Vegetarian.—Vegetables vary very much in the ease with which they can be digested. There are very few vegetables indeed which are really easily digested. Potatoes, parsnips, uncooked celery and salads, artichokes, and to these we would add the green vegetables, give difficulty to the digestion, though they should certainly not be excluded from the dietary. Dried peas, Indian corn and haricot beans are about as difficult to digest as paving stones. Indeed, by actual experience, we have proved that paving stones are more soluble in the gastric juice than is Indian corn! Tomatoes are fairly easy to digest, but are liable to produce acidity and heartburn. Carrots, turnips, green artichokes and asparagus are moderately easy to digest.
Amelia.—Read the answer we gave to “Vegetarian.” The old saying that—
“An onion a day
Keeps the doctor away.”
is moderately accurate. Onions will keep away the doctor as they will everyone else who possesses an “æsthetic olfactory apparatus.” But, apart from that, raw onions are indigestible. There is a popular idea that onions only scent the breath if they disagree, but this is incorrect. The reason why the breath of persons smells after eating onions is that the vegetable contains a large quantity of an aromatic oil which is excreted by the breath.

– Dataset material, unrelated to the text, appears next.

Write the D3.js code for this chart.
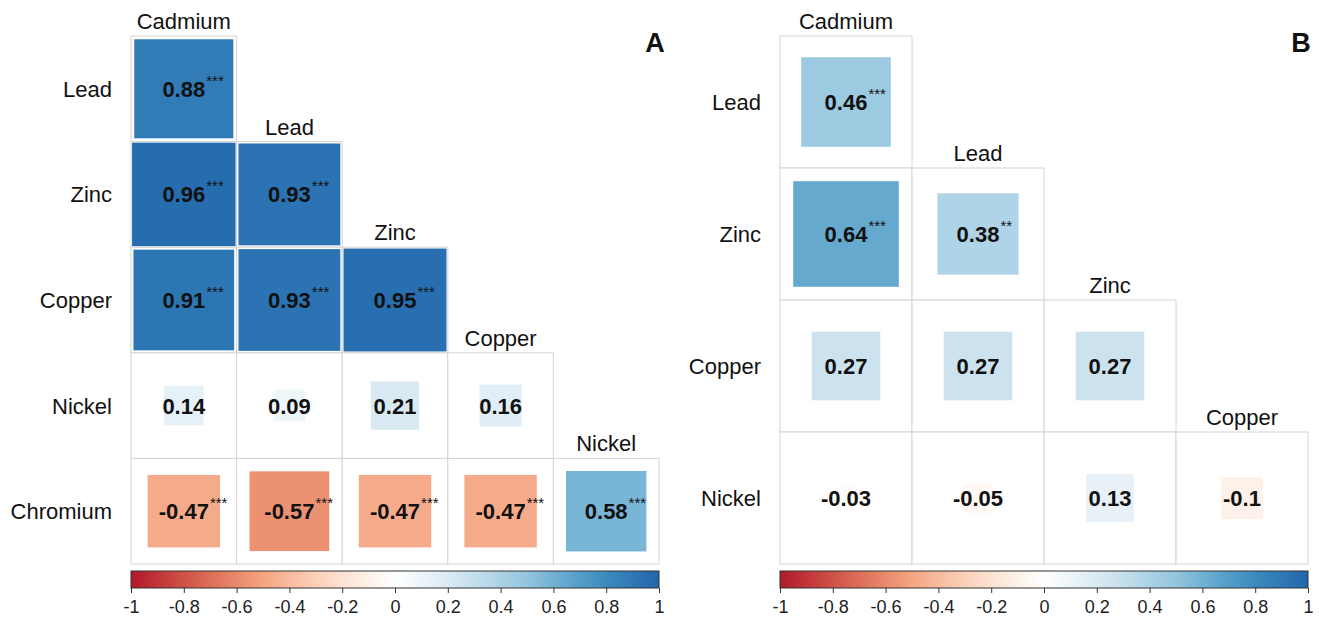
<!DOCTYPE html>
<html>
<head>
<meta charset="utf-8">
<script src="https://cdn.jsdelivr.net/npm/d3@7"></script>
<style>
  body { margin: 0; background: #fff; }
  svg { display: block; font-family: "Liberation Sans", Arial, sans-serif; }
</style>
</head>
<body>
<svg width="1319" height="620"></svg>
<script>
// panel A: lower triangle of the correlation matrix
var rowsA = ["Lead", "Zinc", "Copper", "Nickel", "Chromium"];
var colsA = ["Cadmium", "Lead", "Zinc", "Copper", "Nickel"];
var valuesA = [
  [0.88],
  [0.96, 0.93],
  [0.91, 0.93, 0.95],
  [0.14, 0.09, 0.21, 0.16],
  [-0.47, -0.57, -0.47, -0.47, 0.58]
];
var starsA = [
  ["***"],
  ["***", "***"],
  ["***", "***", "***"],
  ["", "", "", ""],
  ["***", "***", "***", "***", "***"]
];

// panel B
var rowsB = ["Lead", "Zinc", "Copper", "Nickel"];
var colsB = ["Cadmium", "Lead", "Zinc", "Copper"];
var valuesB = [
  [0.46],
  [0.64, 0.38],
  [0.27, 0.27, 0.27],
  [-0.03, -0.05, 0.13, -0.1]
];
var starsB = [
  ["***"],
  ["***", "**"],
  ["", "", ""],
  ["", "", "", ""]
];

var colorTicks = [-1, -0.8, -0.6, -0.4, -0.2, 0, 0.2, 0.4, 0.6, 0.8, 1];

var svg = d3.select("svg");
var defs = svg.append("defs");

var color = d3.scaleLinear()
  .domain([-1, -0.75, -0.5, -0.25, 0, 0.25, 0.5, 0.75, 1])
  .range(["#B2182B", "#D6604D", "#F4A582", "#FDDBC7", "#FFFFFF",
          "#D1E5F0", "#92C5DE", "#4393C3", "#2166AC"])
  .interpolate(d3.interpolateRgb);

// gradient for the colour bars
var grad = defs.append("linearGradient").attr("id", "cbar");
d3.range(0, 1.0001, 0.05).forEach(function(t) {
  grad.append("stop")
    .attr("offset", (t * 100) + "%")
    .attr("stop-color", color(-1 + 2 * t));
});

function drawPanel(left, top, width, rows, cols, values, stars, letter, letterX) {
  var g = svg.append("g");

  var x = d3.scaleBand().domain(cols).range([left, left + width]);
  var y = d3.scaleBand().domain(d3.range(rows.length)).range([top, top + width * rows.length / cols.length]);
  var bw = x.bandwidth();

  var cells = [];
  values.forEach(function(row, i) {
    row.forEach(function(v, j) {
      cells.push({ i: i, j: j, v: v, s: stars[i][j] });
    });
  });

  // grid cells
  g.selectAll(".cell")
    .data(cells)
    .enter().append("rect")
    .attr("x", function(d) { return x(cols[d.j]); })
    .attr("y", function(d) { return y(d.i); })
    .attr("width", bw)
    .attr("height", bw)
    .attr("fill", "#fff")
    .attr("stroke", "#d4d4d4")
    .attr("stroke-width", 1);

  // squares, area proportional to |r|
  g.selectAll(".sq")
    .data(cells)
    .enter().append("rect")
    .attr("x", function(d) { return x(cols[d.j]) + bw / 2 - bw * Math.sqrt(Math.abs(d.v)) / 2; })
    .attr("y", function(d) { return y(d.i) + bw / 2 - bw * Math.sqrt(Math.abs(d.v)) / 2; })
    .attr("width", function(d) { return bw * Math.sqrt(Math.abs(d.v)); })
    .attr("height", function(d) { return bw * Math.sqrt(Math.abs(d.v)); })
    .attr("fill", function(d) { return color(d.v); });

  // values
  g.selectAll(".val")
    .data(cells)
    .enter().append("text")
    .attr("x", function(d) { return x(cols[d.j]) + bw / 2; })
    .attr("y", function(d) { return y(d.i) + bw / 2 + 8; })
    .attr("text-anchor", "middle")
    .attr("font-size", 22)
    .attr("font-weight", "bold")
    .attr("fill", "#111")
    .text(function(d) { return String(d.v); })
    .each(function(d) { d.w = this.getComputedTextLength(); });

  g.selectAll(".star")
    .data(cells.filter(function(d) { return d.s; }))
    .enter().append("text")
    .attr("x", function(d) { return x(cols[d.j]) + bw / 2 + d.w / 2 + 1; })
    .attr("y", function(d) { return y(d.i) + bw / 2 - 3; })
    .attr("font-size", 15)
    .attr("fill", "#111")
    .text(function(d) { return d.s; });

  // row labels
  g.selectAll(".rlab")
    .data(rows)
    .enter().append("text")
    .attr("x", left - 19)
    .attr("y", function(d, i) { return y(i) + bw / 2 + 8; })
    .attr("text-anchor", "end")
    .attr("font-size", 22)
    .attr("fill", "#111")
    .text(function(d) { return d; });

  // column labels, above the diagonal cell
  g.selectAll(".clab")
    .data(cols)
    .enter().append("text")
    .attr("x", function(d) { return x(d) + bw / 2; })
    .attr("y", function(d, j) { return y(j) - 7; })
    .attr("text-anchor", "middle")
    .attr("font-size", 22)
    .attr("fill", "#111")
    .text(function(d) { return d; });

  // colour bar
  var cb = d3.scaleLinear().domain([-1, 1]).range([left, left + width]);
  var barTop = 571, barH = 17;
  g.append("rect")
    .attr("x", left)
    .attr("y", barTop)
    .attr("width", width)
    .attr("height", barH)
    .attr("fill", "url(#cbar)")
    .attr("stroke", "#333")
    .attr("stroke-width", 1);

  var ax = g.append("g")
    .attr("transform", "translate(0," + (barTop + barH) + ")")
    .call(d3.axisBottom(cb)
      .tickValues(colorTicks)
      .tickSize(5)
      .tickPadding(7)
      .tickFormat(function(d) { return String(+d.toFixed(1)); }));
  ax.select(".domain").remove();
  ax.selectAll("line").attr("stroke", "#333");
  ax.selectAll("text")
    .attr("font-size", 18)
    .attr("font-family", "'Liberation Sans', Arial, sans-serif")
    .attr("fill", "#222");

  svg.append("text")
    .attr("x", letterX)
    .attr("y", 52)
    .attr("text-anchor", "middle")
    .attr("font-size", 27)
    .attr("font-weight", "bold")
    .attr("fill", "#111")
    .text(letter);
}

drawPanel(131, 36, 528, rowsA, colsA, valuesA, starsA, "A", 655);
drawPanel(780, 36, 528, rowsB, colsB, valuesB, starsB, "B", 1301);
</script>
</body>
</html>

Harrow.—We cannot give you the address of any person who removes superfluous hair by electrolysis. For, in the first place, we will advertise no one. In the second place, except in very few cases, we disapprove of electrolysis; and, in the third place, electrolysis being a surgical procedure, it is strongly against our principles to allow any but a surgeon to perform it. If therefore you wish to have your hairs removed, and you think that possibly electrolysis may effect this, at all events, temporarily, you must go to a specialist in skin diseases. You will have to pay highly, but no higher than you would have to pay a so-called “professional epilator,” and you can have the assurance that the surgeon will not consent to the procedure unless he himself thinks that the treatment will prove of value.
Turquoise.—Rare as Méniere’s disease is, we know it, alas, too well! It is one of those diseases which baffle medicine. There are very many excellent physicians in Dublin, and the reason why they will not express a definite opinion as to the curability of your friend’s case is because they do not know. We do not know—nobody knows how long the disease will last, or if it can be cured. Some cases recover spontaneously, others recover after medical treatment, others after a severe surgical procedure, others again never recover. We suppose your friend has been to an aural specialist. We advise her to go again, and tell him that her hopes are beginning to sink, and that lately she has become despondent. Perhaps then he may suggest some further and more radical attempts to relieve her.